Maria Catalina Carmona

16 December 2013
On November 4, 2013, a session at the 11th annual ICC Conference on International Arbitration in Latin America discussed recent trends of arbitrating disputes in Latin America.

The panel started by discussing the issue of treaty planning vs. treaty shopping, and how nowadays companies are increasingly analyzing investment treaty protections during early stages of the investment. The panel also discussed when corporate restructuring would be considered legitimate, in case treaty planning was not undertaken before the investment was made. In this case, tribunals might look at the date on which the dispute arose and compare it with the date on which the investment was made. In practice, however, this is not an easy task, especially in cases of creeping expropriation, where it is not clear when the dispute arose along the spectrum of government interference. Some other lingering questions include whether the change of ownership would still be considered legitimate if there is no real financial or other contribution by the new investor.

The panel then reflected on the issue of stabilization clauses and their purpose. While some considered that their objective is to protect the investors as the weaker part in an asymmetrical relationship with the host state, others considered that the true purpose of these clauses is to protect the economic bargain of the contract, and not the parties to it. Therefore, if a change of circumstances shifts the balance in favor of the investor, the state would be able to reduce the price of the contract, thus denying the investor this incidental benefit.

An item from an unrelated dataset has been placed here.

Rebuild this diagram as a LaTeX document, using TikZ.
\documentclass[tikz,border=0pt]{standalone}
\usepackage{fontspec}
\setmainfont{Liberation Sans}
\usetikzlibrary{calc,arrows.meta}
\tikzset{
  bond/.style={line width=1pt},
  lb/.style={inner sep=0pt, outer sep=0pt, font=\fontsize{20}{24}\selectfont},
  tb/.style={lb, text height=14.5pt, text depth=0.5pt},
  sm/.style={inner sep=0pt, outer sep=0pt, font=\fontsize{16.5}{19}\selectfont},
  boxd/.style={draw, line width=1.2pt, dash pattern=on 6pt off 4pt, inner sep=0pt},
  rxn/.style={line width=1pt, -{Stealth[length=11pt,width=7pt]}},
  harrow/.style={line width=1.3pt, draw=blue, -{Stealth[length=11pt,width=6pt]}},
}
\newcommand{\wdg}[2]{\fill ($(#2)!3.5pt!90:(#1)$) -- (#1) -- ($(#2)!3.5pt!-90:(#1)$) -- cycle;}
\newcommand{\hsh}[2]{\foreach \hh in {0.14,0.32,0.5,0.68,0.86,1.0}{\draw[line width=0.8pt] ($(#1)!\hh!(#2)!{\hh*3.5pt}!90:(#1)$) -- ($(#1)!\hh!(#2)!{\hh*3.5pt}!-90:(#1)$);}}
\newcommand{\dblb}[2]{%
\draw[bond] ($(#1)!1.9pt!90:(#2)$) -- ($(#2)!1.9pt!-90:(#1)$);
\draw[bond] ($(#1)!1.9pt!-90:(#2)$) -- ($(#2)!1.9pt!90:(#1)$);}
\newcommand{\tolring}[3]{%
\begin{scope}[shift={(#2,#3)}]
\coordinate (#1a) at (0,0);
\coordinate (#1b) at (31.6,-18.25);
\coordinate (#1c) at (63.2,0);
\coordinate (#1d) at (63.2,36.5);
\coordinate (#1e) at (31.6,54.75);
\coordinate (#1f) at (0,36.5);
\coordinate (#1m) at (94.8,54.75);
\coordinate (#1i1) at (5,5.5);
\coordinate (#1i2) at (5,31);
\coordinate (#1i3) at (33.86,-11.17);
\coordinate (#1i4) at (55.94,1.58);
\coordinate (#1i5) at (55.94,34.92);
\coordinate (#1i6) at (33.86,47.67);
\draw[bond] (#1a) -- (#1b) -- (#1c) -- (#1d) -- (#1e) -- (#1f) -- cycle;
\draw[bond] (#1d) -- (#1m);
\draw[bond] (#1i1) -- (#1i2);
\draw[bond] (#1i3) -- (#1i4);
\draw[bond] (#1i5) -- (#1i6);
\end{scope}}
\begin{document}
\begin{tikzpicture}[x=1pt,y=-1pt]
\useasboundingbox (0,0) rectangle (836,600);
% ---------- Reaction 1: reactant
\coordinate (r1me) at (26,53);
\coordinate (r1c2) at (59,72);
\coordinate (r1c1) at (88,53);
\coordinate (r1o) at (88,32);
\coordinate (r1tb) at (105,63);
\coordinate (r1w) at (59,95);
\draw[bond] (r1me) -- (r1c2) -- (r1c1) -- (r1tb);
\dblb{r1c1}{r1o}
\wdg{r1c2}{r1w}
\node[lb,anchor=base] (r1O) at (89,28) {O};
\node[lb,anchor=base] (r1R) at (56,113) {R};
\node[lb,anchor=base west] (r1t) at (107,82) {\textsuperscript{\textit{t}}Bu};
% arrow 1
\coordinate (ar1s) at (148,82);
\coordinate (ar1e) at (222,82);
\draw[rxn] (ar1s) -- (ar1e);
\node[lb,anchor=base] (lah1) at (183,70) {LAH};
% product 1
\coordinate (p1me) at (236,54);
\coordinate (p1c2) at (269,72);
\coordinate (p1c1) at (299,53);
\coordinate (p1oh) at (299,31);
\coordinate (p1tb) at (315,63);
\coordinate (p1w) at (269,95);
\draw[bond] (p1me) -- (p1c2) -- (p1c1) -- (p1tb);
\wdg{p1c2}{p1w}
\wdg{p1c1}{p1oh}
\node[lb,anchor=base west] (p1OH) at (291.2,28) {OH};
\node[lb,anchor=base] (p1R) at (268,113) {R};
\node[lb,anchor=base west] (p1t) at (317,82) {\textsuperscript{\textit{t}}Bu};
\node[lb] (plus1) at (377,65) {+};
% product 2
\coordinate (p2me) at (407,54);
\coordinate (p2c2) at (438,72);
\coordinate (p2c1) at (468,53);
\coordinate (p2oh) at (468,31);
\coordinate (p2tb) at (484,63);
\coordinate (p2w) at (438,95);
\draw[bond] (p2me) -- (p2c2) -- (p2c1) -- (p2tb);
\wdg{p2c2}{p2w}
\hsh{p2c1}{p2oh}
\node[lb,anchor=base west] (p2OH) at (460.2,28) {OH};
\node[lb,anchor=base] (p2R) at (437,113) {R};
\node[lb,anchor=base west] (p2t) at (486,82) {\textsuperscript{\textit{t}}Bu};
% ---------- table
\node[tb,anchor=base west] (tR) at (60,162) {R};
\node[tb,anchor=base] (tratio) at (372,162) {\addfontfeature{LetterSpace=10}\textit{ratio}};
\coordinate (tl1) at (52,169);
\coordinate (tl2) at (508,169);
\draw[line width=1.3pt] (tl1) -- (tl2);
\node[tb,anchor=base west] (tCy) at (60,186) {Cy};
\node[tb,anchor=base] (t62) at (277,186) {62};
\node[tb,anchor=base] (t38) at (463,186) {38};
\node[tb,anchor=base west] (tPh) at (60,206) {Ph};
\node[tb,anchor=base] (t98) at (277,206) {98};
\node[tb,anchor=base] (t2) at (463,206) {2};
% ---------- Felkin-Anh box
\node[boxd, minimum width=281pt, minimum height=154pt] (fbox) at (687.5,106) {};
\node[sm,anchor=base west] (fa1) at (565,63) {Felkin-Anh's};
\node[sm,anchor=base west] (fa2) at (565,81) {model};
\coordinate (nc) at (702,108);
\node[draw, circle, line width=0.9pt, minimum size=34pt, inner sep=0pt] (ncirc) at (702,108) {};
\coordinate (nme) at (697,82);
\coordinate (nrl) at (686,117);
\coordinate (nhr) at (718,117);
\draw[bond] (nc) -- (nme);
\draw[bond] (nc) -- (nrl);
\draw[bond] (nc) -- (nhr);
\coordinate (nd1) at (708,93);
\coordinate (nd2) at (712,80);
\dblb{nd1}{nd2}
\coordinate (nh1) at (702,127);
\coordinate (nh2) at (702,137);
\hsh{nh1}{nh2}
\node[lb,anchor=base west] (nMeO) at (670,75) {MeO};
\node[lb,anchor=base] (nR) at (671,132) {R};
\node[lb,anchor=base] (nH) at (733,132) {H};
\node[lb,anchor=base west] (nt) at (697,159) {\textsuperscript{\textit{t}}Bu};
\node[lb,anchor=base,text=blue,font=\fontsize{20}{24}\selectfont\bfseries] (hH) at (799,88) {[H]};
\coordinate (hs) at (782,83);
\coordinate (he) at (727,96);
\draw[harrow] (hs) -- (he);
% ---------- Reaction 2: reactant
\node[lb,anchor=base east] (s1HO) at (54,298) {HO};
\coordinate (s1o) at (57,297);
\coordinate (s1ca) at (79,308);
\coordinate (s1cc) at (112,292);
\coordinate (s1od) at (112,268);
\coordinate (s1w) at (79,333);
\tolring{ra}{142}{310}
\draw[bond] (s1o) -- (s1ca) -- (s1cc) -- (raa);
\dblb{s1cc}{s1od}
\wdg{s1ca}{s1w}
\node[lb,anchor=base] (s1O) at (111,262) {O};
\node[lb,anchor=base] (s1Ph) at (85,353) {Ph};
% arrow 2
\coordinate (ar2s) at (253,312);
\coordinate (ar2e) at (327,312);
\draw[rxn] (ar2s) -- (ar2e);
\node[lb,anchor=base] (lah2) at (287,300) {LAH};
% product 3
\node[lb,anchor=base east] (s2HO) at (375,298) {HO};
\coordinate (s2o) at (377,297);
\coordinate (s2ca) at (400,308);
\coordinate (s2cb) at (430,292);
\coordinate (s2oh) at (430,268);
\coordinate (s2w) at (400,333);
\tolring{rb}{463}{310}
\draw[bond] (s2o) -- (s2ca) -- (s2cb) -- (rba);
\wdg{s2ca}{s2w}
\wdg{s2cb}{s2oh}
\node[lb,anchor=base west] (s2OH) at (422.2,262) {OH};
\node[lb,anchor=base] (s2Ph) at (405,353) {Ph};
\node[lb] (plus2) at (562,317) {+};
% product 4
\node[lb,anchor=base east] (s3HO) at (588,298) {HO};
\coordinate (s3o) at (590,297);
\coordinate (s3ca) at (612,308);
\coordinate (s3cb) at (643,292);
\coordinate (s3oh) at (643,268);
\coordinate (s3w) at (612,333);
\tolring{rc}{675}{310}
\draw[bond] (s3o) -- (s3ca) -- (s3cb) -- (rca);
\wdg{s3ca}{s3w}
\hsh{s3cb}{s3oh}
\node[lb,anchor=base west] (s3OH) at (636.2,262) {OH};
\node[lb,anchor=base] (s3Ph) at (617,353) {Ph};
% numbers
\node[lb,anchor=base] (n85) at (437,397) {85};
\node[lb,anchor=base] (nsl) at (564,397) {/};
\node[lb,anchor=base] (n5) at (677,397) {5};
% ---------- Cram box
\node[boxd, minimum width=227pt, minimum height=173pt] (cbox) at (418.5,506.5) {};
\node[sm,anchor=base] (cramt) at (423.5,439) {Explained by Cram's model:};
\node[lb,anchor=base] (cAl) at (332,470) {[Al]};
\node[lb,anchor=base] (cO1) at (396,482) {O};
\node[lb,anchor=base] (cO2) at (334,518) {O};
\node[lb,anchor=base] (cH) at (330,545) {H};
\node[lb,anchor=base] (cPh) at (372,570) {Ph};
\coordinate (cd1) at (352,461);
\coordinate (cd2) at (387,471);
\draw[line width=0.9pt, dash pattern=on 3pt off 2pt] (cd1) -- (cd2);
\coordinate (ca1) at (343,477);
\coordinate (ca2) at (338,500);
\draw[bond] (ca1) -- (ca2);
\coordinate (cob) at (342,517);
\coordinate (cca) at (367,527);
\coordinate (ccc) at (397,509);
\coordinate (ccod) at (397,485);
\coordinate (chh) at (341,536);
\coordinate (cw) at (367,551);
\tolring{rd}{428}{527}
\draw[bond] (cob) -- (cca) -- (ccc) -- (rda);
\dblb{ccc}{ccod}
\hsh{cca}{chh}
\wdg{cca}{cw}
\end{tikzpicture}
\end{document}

Next, the panel examined the risks of doing business in Latin America. Investors are mainly concerned about regulatory, environmental, political, social, administrative-related, and corruption risks. Regarding the latter, the panel warned that some investment tribunals may decline to hear investors’ claims when the investment was acquired through corrupt means. The difficulty then comes when local markets make it impossible to invest without participating in locally acceptable corrupt practices.

For US investors, however, corruption risks have been greatly diminished by the Foreign Corrupt Practices Act, which compels US companies investing abroad to keep very tight internal controls. The biggest concern is now political stability. Venezuela, Bolivia, Ecuador and Argentina have turned on investors, something hard to believe in the late 1990s. In contrast, investors trust the rule of law in Uruguay, Chile and Colombia, which are perceived as stable economies in the region. In Brazil’s case, the attractiveness of the market is countered by the levels of administrative arbitrariness, which make it difficult to predict the cost of doing business.

Finally, the panel commented on the risks of domestic arbitration regulations contaminating international arbitrations in the region, especially in dualist systems where there is a great deal of participation of domestic arbitration laws. However, the panel commented that US courts are not without blame when it comes to contaminating international arbitration, as they too can be difficult and challenging.